The powerful concrete elevator -- the country's largest -- is designed for big modern barges, and began welcoming ships for the first time on Wednesday.
The engineering feat in Niederfinow, eastern Germany, measures 133 by 46 metres (145 by 50 yards) and stands at 55 metres tall.
German Transport Minister Volker Wissing said it was "taking inland waterway transport into the future".
The lift around 50 kilometres (31 miles) from Berlin takes a few minutes to hoist boats over a height of 36 metres -- allowing them to travel smoothly from the Polish port of Szczecin to the German capital.
With its mesh of metal cables, the huge concrete structure rises up against a backdrop of green fields by the Oder-Havel Canal in the state of Brandenburg.
The lift was built to replace an old one in the same location, commissioned in 1934 but no longer sufficient for modern maritime traffic.
- Tourist attraction -
The new version is 30 metres longer than its predecessor and can carry nearly twice as much weight -- equivalent to "50 adult blue whales or 1,600 elephants", Wissing said at the official opening on Tuesday.
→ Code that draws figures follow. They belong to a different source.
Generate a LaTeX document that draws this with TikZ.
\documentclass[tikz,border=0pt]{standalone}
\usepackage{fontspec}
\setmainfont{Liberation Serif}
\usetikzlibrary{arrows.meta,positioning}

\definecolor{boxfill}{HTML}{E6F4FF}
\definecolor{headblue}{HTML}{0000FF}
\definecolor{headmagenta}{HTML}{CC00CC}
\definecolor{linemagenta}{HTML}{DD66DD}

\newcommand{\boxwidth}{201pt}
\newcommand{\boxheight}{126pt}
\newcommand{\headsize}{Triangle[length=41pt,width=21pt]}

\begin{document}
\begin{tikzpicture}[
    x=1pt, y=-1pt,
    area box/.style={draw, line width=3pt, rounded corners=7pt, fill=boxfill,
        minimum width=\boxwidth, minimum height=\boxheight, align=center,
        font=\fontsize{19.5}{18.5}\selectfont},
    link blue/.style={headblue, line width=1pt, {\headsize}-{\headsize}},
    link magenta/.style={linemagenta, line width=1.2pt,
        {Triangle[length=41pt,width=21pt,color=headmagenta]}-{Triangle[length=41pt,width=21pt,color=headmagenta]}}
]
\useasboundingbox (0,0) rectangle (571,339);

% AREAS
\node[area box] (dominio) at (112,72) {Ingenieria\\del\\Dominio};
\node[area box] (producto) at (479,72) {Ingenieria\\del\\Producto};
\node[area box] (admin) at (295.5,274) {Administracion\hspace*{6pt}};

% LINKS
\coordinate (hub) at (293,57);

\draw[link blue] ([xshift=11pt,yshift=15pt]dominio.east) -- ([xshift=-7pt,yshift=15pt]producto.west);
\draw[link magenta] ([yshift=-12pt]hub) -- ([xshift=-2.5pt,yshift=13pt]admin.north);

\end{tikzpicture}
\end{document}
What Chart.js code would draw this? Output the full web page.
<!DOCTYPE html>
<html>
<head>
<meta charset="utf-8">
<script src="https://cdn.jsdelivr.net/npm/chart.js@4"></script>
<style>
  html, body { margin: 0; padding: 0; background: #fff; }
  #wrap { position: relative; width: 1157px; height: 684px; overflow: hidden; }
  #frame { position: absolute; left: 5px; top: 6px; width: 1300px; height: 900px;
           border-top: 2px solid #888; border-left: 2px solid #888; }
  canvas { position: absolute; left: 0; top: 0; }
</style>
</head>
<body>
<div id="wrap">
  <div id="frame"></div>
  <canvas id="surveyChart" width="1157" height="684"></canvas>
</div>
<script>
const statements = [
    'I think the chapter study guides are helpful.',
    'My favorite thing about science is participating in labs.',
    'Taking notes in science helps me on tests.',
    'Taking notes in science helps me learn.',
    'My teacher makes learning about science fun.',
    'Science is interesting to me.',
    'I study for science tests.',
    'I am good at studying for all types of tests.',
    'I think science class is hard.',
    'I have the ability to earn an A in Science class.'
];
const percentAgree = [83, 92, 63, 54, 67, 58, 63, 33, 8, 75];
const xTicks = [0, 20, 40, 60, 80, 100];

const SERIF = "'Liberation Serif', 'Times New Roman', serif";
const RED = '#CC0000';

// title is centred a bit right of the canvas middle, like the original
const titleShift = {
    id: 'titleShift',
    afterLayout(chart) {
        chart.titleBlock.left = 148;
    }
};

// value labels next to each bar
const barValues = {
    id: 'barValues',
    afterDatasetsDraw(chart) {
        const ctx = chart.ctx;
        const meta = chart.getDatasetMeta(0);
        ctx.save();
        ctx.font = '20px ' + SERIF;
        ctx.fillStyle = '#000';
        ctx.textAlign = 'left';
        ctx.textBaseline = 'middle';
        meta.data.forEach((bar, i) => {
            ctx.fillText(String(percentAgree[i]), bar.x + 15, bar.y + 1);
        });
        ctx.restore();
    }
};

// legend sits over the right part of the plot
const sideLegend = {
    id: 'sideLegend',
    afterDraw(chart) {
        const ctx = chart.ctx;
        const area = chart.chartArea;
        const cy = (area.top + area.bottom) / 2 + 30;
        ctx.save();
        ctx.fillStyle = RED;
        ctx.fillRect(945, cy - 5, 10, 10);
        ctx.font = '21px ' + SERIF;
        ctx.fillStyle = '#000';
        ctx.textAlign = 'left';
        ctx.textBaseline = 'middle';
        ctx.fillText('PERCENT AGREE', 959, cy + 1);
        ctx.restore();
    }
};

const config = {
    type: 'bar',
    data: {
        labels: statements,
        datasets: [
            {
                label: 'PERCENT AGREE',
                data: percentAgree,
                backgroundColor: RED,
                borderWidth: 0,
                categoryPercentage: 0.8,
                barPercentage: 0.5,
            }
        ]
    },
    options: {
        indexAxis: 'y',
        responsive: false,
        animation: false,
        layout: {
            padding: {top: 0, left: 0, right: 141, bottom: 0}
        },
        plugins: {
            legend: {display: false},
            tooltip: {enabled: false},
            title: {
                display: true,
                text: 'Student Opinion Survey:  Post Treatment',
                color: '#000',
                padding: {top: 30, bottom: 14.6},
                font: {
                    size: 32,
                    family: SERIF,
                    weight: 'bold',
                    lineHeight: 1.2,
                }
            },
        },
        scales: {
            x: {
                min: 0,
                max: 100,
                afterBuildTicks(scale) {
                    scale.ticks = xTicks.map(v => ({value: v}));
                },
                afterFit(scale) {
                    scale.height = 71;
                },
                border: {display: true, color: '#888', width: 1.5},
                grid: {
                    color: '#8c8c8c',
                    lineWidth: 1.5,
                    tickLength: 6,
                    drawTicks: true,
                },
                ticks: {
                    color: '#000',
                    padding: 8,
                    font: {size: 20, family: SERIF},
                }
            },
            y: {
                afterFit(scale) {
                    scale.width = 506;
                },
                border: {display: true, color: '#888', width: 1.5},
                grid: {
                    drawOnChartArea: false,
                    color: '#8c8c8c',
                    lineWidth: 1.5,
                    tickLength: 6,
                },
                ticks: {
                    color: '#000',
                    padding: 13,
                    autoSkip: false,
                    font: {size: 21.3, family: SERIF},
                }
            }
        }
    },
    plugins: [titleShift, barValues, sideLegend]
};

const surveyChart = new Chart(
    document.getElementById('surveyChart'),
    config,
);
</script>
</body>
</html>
Building the structure was not plain sailing, though -- the process was delayed eight years by late deliveries, a supplier going bankrupt, worker shortages and the coronavirus pandemic.
Local media dubbed the project the maritime BER, a reference to Berlin's long-delayed airport which finally opened in 2020.
The old structure was the tallest boat lift in the world when it was built.
That record has long since fallen to a mighty lift at the Three Gorges Dam in China, which raises and lowers boats over a distance of 113 metres.
Niederfinow's old lift will continue operating until 2025, and live on as the main tourist attraction in the rural village of around 600 inhabitants.